Data listing:
— BEGIN —
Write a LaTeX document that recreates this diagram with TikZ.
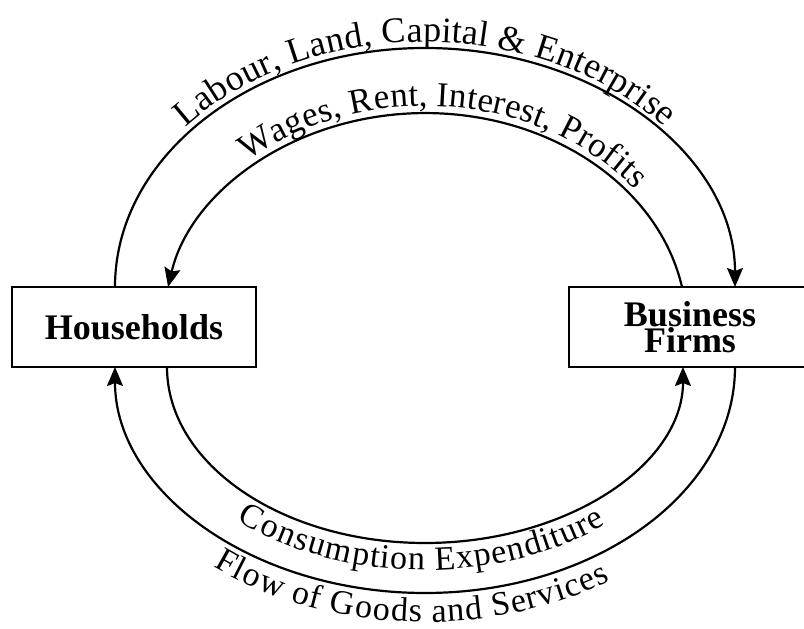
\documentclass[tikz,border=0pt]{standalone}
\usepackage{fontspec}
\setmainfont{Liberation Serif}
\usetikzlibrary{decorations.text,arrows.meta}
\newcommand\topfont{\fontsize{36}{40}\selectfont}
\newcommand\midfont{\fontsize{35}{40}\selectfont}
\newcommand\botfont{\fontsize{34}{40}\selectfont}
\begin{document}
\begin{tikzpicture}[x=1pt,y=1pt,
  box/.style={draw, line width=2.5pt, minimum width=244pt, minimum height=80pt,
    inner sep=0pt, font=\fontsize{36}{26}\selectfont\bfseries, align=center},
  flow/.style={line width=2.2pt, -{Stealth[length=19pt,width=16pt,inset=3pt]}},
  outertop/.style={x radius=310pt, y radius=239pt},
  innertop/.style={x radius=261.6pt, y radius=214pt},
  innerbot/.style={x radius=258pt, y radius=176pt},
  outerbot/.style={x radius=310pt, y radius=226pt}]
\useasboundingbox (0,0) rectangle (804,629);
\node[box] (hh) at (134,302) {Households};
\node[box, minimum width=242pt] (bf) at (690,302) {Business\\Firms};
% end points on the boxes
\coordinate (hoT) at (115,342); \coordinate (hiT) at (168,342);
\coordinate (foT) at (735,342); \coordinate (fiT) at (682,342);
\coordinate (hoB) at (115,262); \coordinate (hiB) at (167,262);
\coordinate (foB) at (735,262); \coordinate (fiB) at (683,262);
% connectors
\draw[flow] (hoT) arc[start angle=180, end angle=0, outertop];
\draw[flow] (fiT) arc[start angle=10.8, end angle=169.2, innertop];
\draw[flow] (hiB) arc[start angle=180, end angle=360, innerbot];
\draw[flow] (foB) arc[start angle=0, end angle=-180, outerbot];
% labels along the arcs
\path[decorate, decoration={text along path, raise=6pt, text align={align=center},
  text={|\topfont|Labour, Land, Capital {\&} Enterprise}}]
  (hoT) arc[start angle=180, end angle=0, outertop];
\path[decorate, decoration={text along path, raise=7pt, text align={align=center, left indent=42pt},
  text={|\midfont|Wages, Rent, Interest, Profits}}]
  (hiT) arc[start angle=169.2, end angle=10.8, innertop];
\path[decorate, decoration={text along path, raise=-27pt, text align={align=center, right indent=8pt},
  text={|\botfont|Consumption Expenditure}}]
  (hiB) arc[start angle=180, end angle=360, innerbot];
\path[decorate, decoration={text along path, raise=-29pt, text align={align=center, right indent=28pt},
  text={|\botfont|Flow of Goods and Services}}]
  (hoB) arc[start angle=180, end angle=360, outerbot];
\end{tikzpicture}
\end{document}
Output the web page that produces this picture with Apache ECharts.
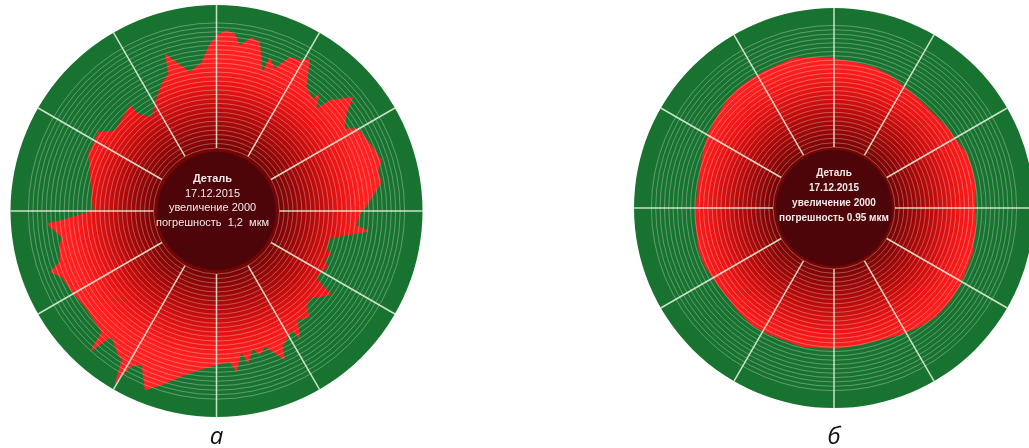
— END —
> **Work required**:
Copy every record character for character. Skip the pictures.

> **Written answer**:
Write a LaTeX document that recreates this diagram with TikZ.
\documentclass[tikz,border=0pt]{standalone}
\usepackage{fontspec}
\setmainfont{Liberation Serif}
\usetikzlibrary{decorations.text,arrows.meta}
\newcommand\topfont{\fontsize{36}{40}\selectfont}
\newcommand\midfont{\fontsize{35}{40}\selectfont}
\newcommand\botfont{\fontsize{34}{40}\selectfont}
\begin{document}
\begin{tikzpicture}[x=1pt,y=1pt,
  box/.style={draw, line width=2.5pt, minimum width=244pt, minimum height=80pt,
    inner sep=0pt, font=\fontsize{36}{26}\selectfont\bfseries, align=center},
  flow/.style={line width=2.2pt, -{Stealth[length=19pt,width=16pt,inset=3pt]}},
  outertop/.style={x radius=310pt, y radius=239pt},
  innertop/.style={x radius=261.6pt, y radius=214pt},
  innerbot/.style={x radius=258pt, y radius=176pt},
  outerbot/.style={x radius=310pt, y radius=226pt}]
\useasboundingbox (0,0) rectangle (804,629);
\node[box] (hh) at (134,302) {Households};
\node[box, minimum width=242pt] (bf) at (690,302) {Business\\Firms};
% end points on the boxes
\coordinate (hoT) at (115,342); \coordinate (hiT) at (168,342);
\coordinate (foT) at (735,342); \coordinate (fiT) at (682,342);
\coordinate (hoB) at (115,262); \coordinate (hiB) at (167,262);
\coordinate (foB) at (735,262); \coordinate (fiB) at (683,262);
% connectors
\draw[flow] (hoT) arc[start angle=180, end angle=0, outertop];
\draw[flow] (fiT) arc[start angle=10.8, end angle=169.2, innertop];
\draw[flow] (hiB) arc[start angle=180, end angle=360, innerbot];
\draw[flow] (foB) arc[start angle=0, end angle=-180, outerbot];
% labels along the arcs
\path[decorate, decoration={text along path, raise=6pt, text align={align=center},
  text={|\topfont|Labour, Land, Capital {\&} Enterprise}}]
  (hoT) arc[start angle=180, end angle=0, outertop];
\path[decorate, decoration={text along path, raise=7pt, text align={align=center, left indent=42pt},
  text={|\midfont|Wages, Rent, Interest, Profits}}]
  (hiT) arc[start angle=169.2, end angle=10.8, innertop];
\path[decorate, decoration={text along path, raise=-27pt, text align={align=center, right indent=8pt},
  text={|\botfont|Consumption Expenditure}}]
  (hiB) arc[start angle=180, end angle=360, innerbot];
\path[decorate, decoration={text along path, raise=-29pt, text align={align=center, right indent=28pt},
  text={|\botfont|Flow of Goods and Services}}]
  (hoB) arc[start angle=180, end angle=360, outerbot];
\end{tikzpicture}
\end{document}
Output the web page that produces this picture with Apache ECharts.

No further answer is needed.